## Task statement
Print again only this span: the line with "Convert this chart to Altair code.", the line with "import pandas as pd", and all lines between them, exactly as given.

## Data section

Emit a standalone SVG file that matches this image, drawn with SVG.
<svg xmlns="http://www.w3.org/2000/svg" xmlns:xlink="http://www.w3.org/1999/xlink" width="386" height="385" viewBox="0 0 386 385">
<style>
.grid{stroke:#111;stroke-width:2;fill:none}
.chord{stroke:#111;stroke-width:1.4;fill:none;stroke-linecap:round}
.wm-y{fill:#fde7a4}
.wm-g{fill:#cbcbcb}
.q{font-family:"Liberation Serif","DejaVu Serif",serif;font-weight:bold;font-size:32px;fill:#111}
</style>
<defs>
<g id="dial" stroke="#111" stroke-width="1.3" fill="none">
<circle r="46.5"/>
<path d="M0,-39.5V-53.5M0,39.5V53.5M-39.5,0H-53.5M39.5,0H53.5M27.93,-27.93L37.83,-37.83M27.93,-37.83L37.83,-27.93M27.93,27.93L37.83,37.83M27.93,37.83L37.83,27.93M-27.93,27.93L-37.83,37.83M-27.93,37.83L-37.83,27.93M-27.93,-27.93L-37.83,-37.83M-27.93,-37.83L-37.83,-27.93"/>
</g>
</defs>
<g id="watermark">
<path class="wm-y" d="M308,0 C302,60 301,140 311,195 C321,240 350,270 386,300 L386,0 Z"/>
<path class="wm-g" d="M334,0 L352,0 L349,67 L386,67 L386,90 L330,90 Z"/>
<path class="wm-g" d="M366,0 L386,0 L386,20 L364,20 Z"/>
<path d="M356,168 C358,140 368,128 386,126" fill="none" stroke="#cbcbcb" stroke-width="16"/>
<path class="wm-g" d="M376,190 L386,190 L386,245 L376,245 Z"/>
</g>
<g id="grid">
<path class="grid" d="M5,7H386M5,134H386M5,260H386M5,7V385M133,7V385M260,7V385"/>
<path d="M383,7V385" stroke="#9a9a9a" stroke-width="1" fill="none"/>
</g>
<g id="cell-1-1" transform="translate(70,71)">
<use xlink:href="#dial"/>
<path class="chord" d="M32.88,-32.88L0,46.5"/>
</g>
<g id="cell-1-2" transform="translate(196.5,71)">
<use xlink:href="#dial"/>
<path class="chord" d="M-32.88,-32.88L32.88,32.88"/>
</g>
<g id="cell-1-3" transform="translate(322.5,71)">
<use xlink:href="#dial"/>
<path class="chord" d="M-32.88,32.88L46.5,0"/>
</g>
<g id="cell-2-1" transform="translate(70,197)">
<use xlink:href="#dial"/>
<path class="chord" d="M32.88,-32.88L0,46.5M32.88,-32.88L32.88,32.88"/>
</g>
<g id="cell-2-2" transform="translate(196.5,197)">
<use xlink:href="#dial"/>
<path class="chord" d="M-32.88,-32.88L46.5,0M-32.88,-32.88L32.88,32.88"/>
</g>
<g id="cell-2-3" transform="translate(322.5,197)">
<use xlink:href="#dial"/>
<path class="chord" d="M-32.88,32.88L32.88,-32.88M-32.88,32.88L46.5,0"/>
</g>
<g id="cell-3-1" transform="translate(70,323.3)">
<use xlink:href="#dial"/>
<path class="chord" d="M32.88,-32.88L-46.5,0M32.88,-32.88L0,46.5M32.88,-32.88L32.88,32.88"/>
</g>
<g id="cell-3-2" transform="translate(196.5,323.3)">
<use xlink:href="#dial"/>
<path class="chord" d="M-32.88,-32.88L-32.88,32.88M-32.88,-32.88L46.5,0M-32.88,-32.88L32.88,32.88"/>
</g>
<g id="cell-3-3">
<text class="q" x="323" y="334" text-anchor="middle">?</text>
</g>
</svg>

* * *

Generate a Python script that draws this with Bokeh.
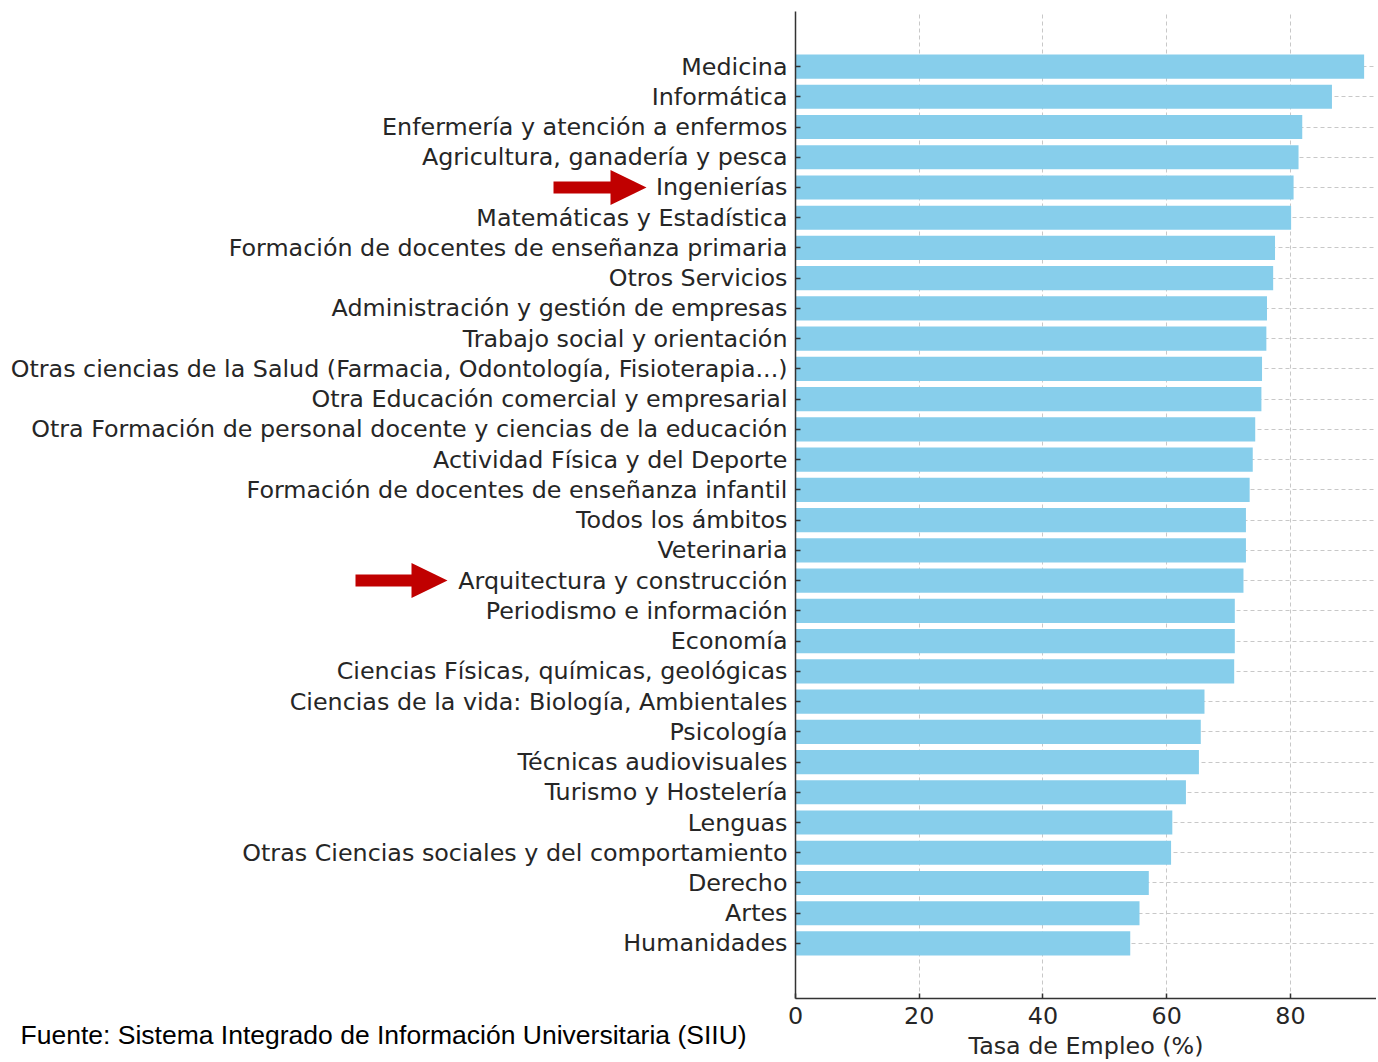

...

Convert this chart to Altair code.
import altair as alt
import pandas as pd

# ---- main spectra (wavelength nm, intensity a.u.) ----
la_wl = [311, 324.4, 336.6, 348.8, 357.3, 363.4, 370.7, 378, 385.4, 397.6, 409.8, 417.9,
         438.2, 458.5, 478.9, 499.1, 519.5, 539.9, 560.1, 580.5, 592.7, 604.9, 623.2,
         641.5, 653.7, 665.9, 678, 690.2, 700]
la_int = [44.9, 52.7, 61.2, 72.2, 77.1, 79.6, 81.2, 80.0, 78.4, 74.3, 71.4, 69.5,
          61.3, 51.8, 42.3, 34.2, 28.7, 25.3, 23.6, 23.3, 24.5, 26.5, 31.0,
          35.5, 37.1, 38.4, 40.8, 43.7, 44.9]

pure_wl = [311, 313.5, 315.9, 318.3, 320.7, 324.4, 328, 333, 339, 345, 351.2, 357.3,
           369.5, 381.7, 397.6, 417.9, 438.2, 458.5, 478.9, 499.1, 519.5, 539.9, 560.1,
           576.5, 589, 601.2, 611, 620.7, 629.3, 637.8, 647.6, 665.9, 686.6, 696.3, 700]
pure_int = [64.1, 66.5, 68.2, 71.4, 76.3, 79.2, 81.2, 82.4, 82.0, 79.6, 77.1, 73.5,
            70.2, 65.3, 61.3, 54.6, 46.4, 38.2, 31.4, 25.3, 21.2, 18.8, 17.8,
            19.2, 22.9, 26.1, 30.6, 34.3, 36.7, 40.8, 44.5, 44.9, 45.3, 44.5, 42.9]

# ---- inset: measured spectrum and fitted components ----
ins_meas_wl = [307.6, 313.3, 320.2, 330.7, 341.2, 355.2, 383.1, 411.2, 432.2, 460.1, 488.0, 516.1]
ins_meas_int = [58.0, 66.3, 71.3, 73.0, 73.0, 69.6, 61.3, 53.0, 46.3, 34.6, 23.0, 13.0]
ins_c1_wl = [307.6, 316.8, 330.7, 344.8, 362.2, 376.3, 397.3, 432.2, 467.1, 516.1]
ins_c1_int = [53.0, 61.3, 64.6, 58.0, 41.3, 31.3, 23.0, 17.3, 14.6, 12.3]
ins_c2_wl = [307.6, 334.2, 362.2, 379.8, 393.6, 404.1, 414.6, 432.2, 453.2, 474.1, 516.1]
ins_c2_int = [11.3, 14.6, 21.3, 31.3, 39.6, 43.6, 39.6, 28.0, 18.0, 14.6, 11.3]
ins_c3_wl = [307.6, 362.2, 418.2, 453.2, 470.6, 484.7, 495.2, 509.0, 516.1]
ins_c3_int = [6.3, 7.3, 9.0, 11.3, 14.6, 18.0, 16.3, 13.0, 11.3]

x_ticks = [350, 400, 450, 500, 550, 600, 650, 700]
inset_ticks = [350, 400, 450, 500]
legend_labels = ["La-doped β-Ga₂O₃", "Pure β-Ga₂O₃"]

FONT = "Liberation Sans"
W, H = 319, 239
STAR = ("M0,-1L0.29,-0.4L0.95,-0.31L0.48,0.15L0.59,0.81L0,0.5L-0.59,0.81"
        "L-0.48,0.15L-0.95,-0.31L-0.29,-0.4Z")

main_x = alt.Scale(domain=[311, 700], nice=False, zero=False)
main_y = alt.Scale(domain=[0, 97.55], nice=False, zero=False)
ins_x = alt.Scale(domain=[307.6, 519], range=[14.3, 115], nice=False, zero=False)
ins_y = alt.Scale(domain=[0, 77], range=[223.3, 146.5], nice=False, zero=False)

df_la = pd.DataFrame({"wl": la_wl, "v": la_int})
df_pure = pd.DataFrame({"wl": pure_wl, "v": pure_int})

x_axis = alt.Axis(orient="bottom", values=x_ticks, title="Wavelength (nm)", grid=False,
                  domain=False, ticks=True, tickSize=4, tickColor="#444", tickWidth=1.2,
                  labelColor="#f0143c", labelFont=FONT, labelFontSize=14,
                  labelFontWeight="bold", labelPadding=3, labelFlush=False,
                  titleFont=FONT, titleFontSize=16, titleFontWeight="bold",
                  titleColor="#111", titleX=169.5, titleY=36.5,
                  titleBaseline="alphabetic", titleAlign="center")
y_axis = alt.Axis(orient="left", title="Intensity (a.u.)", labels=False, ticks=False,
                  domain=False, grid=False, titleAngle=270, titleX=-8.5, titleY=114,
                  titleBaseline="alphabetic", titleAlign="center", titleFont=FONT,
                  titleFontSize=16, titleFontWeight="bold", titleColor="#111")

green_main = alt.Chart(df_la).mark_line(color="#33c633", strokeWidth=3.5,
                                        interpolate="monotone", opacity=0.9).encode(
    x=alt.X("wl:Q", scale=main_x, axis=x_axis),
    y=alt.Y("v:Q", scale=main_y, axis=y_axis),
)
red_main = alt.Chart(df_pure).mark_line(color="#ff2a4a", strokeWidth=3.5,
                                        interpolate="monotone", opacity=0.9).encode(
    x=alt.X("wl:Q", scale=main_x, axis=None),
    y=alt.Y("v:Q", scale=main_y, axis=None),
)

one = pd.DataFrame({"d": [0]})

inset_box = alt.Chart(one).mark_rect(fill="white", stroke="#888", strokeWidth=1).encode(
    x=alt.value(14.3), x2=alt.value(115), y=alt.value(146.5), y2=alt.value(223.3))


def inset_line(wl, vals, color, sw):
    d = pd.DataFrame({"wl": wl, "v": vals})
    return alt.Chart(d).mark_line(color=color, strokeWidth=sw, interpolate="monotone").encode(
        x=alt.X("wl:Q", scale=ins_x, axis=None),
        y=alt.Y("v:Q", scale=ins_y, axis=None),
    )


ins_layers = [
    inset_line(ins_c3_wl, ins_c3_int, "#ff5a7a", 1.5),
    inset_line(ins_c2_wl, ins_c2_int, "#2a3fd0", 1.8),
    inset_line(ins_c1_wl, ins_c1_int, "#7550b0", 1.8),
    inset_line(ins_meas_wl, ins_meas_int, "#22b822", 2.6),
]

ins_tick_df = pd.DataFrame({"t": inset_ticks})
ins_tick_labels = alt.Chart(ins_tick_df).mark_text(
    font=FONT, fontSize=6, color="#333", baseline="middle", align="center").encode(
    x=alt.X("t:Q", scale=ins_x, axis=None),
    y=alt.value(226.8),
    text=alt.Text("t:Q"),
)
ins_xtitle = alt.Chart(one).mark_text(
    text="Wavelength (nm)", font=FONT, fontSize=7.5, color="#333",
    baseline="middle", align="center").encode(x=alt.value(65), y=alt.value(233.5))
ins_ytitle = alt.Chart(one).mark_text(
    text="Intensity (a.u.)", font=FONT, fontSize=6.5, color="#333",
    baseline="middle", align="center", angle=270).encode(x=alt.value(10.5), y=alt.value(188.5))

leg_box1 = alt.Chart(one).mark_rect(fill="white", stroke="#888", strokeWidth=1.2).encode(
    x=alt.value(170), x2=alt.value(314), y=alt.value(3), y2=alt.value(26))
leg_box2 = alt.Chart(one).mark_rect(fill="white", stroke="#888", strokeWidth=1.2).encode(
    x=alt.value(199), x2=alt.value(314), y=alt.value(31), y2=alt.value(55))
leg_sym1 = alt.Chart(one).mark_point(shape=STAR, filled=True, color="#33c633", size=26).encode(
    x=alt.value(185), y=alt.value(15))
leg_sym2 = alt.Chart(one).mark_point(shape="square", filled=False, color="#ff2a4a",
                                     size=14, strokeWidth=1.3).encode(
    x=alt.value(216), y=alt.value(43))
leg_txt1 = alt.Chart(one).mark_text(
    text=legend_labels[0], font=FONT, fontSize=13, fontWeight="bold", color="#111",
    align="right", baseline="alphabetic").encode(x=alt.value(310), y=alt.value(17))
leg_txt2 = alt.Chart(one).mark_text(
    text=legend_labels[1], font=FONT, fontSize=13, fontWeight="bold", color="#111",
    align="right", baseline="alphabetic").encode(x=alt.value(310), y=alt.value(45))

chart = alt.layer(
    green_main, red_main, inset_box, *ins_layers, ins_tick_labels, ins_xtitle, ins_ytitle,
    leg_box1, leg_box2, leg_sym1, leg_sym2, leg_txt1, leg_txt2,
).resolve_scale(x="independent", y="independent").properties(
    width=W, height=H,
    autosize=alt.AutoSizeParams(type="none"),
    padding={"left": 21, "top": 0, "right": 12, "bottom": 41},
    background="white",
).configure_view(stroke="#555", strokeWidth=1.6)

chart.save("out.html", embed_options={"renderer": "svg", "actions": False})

## Result for this exercise
Convert this chart to Altair code.
import altair as alt
import pandas as pd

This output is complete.